When asked in a telephone interview whether the EFCC would go after naira abusers at Obi Cubana’s funeral, Uwujaren said, “We do not give out the plans of the commission.”
Many Nigerians are, however, divided on the spraying of naira, its acceptability and otherwise. Technology and financial expert, Adamu Garba, said that there was the need for the apex bank to increase advocacy and sensitisation through its Clean Notes Policy.
Commenting, Garba said, “In as much as we wish the late mother of Obi Cubana a blissful paradise rest, it is important for us to also value our currency because as much as you try to throw currency all over by marching it, you are showing less value for the currency. There is a civil way of giving out money in celebration and the best way to do that is to hand over money in a very tidy way so as to value the currency that is also running the value of your country’s economy.
“We should look at the mood. Trying to point finger at Obi Cubana as the person the CBN should hold responsible might not be justified. Why? Because he doesn’t control the crowd that was there; some of the people there were visibly and happily drunk and were spraying money and you cannot control them. Except if CBN is going to look at the videos, pinpoint them and make them accountable individually but I think the CBN should spend more money enlightening the people on the value of the naira than using a prosecutorial tone.”
Also, civic advocacy group, Human Rights Writers Association of Nigeria, in a statement by its National Coordinator, Emmanuel Onwubiko, on Monday, said the spraying of naira at Obi Cubana’s event should not constitute a major talking point, adding that there have been countless of high societal functions where the naira was also abused.
“The fact that friends and well-wishers who attended the event decided to show appreciation to Mr Obi Cubana, we in the Human Rights Writers Association Of Nigeria, think it should not become the talking point.

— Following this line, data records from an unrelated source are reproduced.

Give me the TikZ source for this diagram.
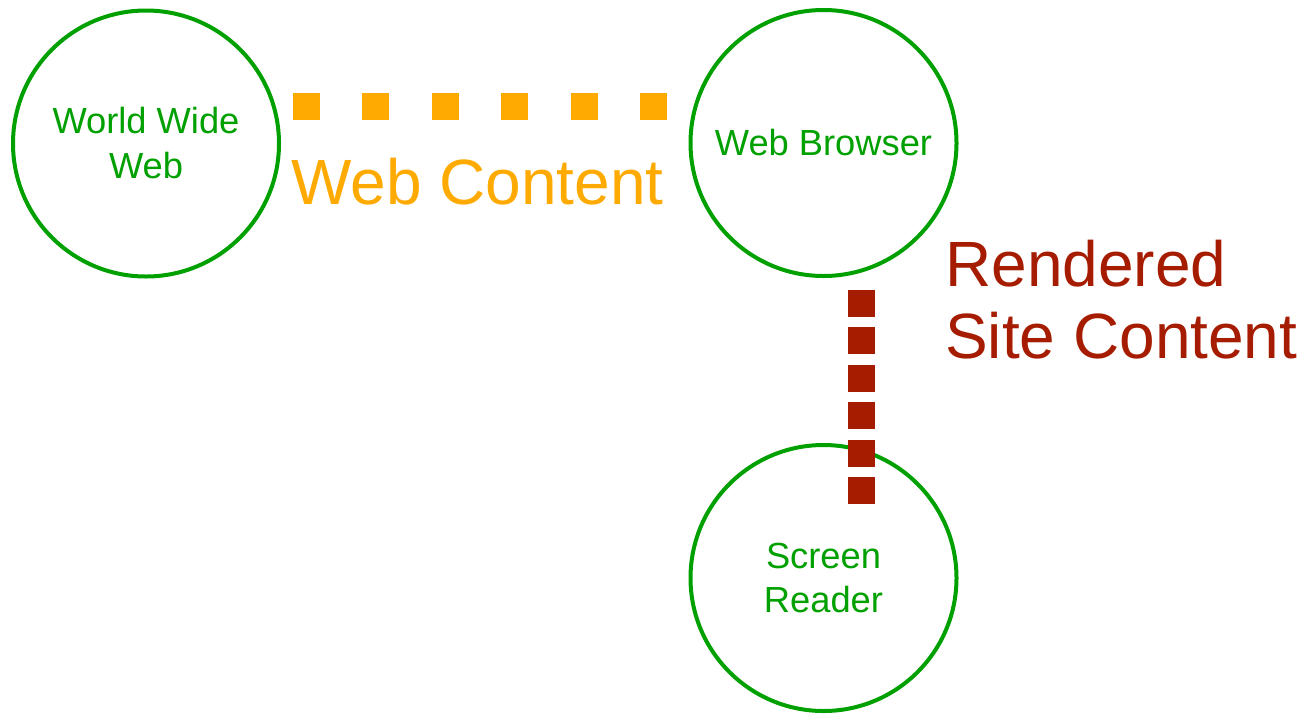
\documentclass[tikz,border=0pt]{standalone}
\usepackage{fontspec}
\setmainfont{Liberation Sans}
\definecolor{nodegreen}{RGB}{0,160,0}
\definecolor{webor}{RGB}{255,170,0}
\definecolor{rendred}{RGB}{166,28,0}
\begin{document}
\begin{tikzpicture}[x=1pt,y=-1pt,
  station/.style={circle,draw=nodegreen,line width=4pt,minimum size=266pt,inner sep=0pt,
    text=nodegreen,align=center,font=\fontsize{36.3}{44}\selectfont},
  biglabel/.style={inner sep=0pt,align=left,font=\fontsize{64}{72}\selectfont},
  flow/.style={line width=27pt,line cap=butt}]
\useasboundingbox (0,0) rectangle (1305,713);
\node[station] (www) at (146,143.5) {World Wide\\[1pt]Web};
\node[station] (wb) at (823.5,143) {Web Browser};
\node[station] (sr) at (823.5,578) {Screen\\Reader};
\coordinate (oa) at (293,106.5);
\coordinate (ob) at (667,106.5);
\coordinate (ra) at (861.5,290);
\coordinate (rb) at (861.5,504);
\draw[flow,webor,dash pattern=on 27pt off 42.4pt] (oa) -- (ob);
\draw[flow,rendred,dash pattern=on 27pt off 10.4pt] (ra) -- (rb);
\node[biglabel,text=webor,anchor=base west] (wc) at (291,204) {Web Content};
\node[biglabel,text=rendred,anchor=base west] (rc) at (945,358) {Rendered\\Site Content};
\end{tikzpicture}
\end{document}
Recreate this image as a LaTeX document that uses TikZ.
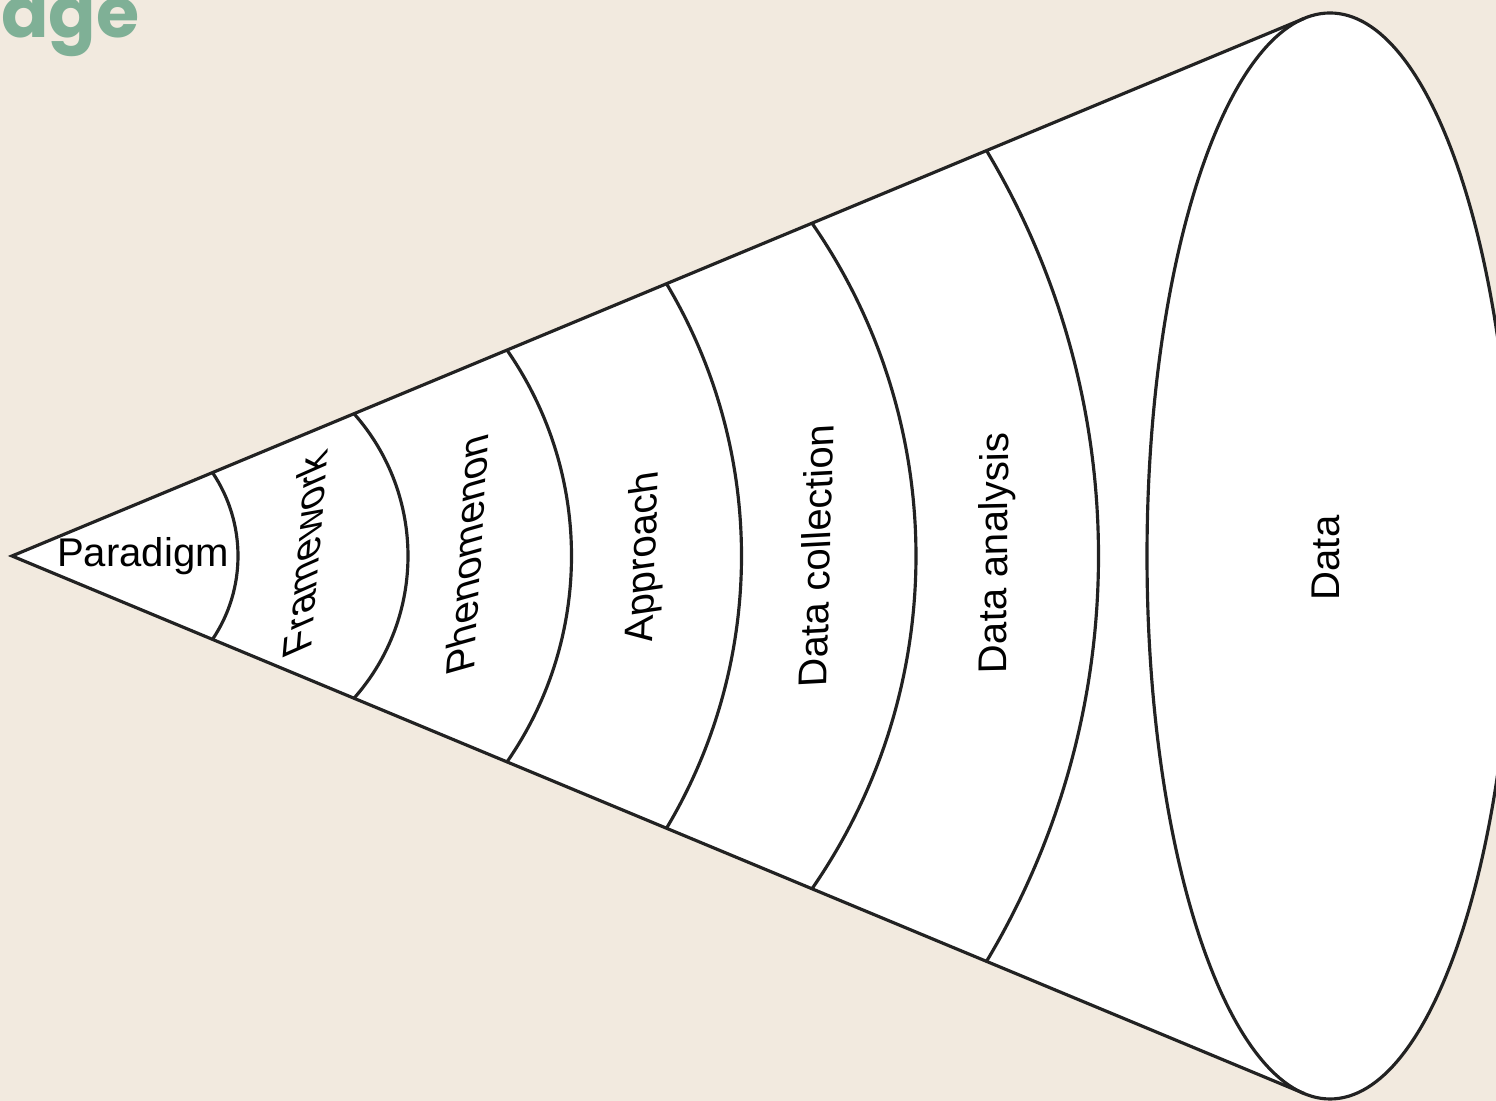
\documentclass[tikz,border=0pt]{standalone}
\usepackage{fontspec}
\setmainfont{Liberation Sans}
\newfontfamily\headfont{Poppins}
\usetikzlibrary{calc}
\definecolor{Paper}{HTML}{F2EADF}
\definecolor{Sage}{HTML}{7FB096}
\definecolor{Ink}{HTML}{222222}
\tikzset{
  coneline/.style={draw=Ink, line width=0.9pt},
  layerlabel/.style={font=\fontsize{11.4}{13.7}\selectfont, inner sep=0pt, text=black},
}

\begin{document}
\begin{tikzpicture}
  \useasboundingbox (0,0) rectangle (14.96,11.01);
  \fill[Paper] (0,0) rectangle (14.96,11.01);
  \clip (0,0) rectangle (14.96,11.01);
  \node[anchor=base east, text=Sage, inner sep=0pt,
    font=\headfont\bfseries\fontsize{19.9}{24}\selectfont]
    (head) at (1.40,10.63) {age};
  \coordinate (apex) at (0.12,5.45);
  \coordinate (tipU) at (13.046,10.827);
  \coordinate (tipL) at (13.046,0.073);
  \coordinate (base) at (13.30,5.45);
  % cone body
  \fill[white] (apex) -- (tipU) -- (tipL) -- cycle;
  \fill[white] (base) ellipse [x radius=1.83, y radius=5.43];
  \draw[coneline] (tipU) -- (apex) -- (tipL);
  \draw[coneline] (base) ellipse [x radius=1.83, y radius=5.43];
  % layer boundaries
  \def\slope{0.416}
  \foreach \m/\e in {2.38/2.125, 4.08/3.54, 5.715/5.07, 7.415/6.665, 9.16/8.12, 10.985/9.865} {
    \pgfmathsetmacro\h{\slope*(\e-0.12)}
    \pgfmathsetmacro\cx{(\m*\m-\e*\e-\h*\h)/(2*(\m-\e))}
    \pgfmathsetmacro\r{\m-\cx}
    \pgfmathsetmacro\ang{atan2(\h,\e-\cx)}
    \draw[coneline] (\e,5.45+\h) arc[start angle=\ang, end angle=-\ang, radius=\r];
  }
  % labels
  \node[layerlabel] (paradigm) at (1.43,5.45) {Paradigm};
  \node[layerlabel, rotate=85, xslant=-0.55] (framework) at (3.05,5.46) {Framework};
  \node[layerlabel, rotate=86.5, xslant=-0.35] (phenomenon) at (4.67,5.46) {Phenomenon};
  \node[layerlabel, rotate=88, xslant=-0.18] (approach) at (6.45,5.44) {Approach};
  \node[layerlabel, rotate=88.5, xslant=-0.08] (collection) at (8.16,5.45) {Data collection};
  \node[layerlabel, rotate=89.5, xslant=-0.03] (analysis) at (9.97,5.48) {Data analysis};
  \node[layerlabel, rotate=90] (data) at (13.26,5.43) {Data};
\end{tikzpicture}
\end{document}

“The Central Bank of Nigeria under the current dispensation should rather be tasked by the media to confront the much more disturbing issue of how terrorism is funded and how armed kidnappers made up of Fulani militia in the North carry out their terrorism-related activities.”
Activist Deji Adeyanju stressed that the display of wealth by Obi Cubana and his guests were capable of luring young people to committing crimes.
He said, “I do not know what they do and I do not question the legitimacy or otherwise of their income. However, societally, what they did is capable of instigating young people into crime because no matter how we look at it, we must do things within societal norms.”
Efforts to get the comments of Obi Cubana proved abortive as he neither took his calls nor responded to a text message sent to his line by our correspondent on Monday evening.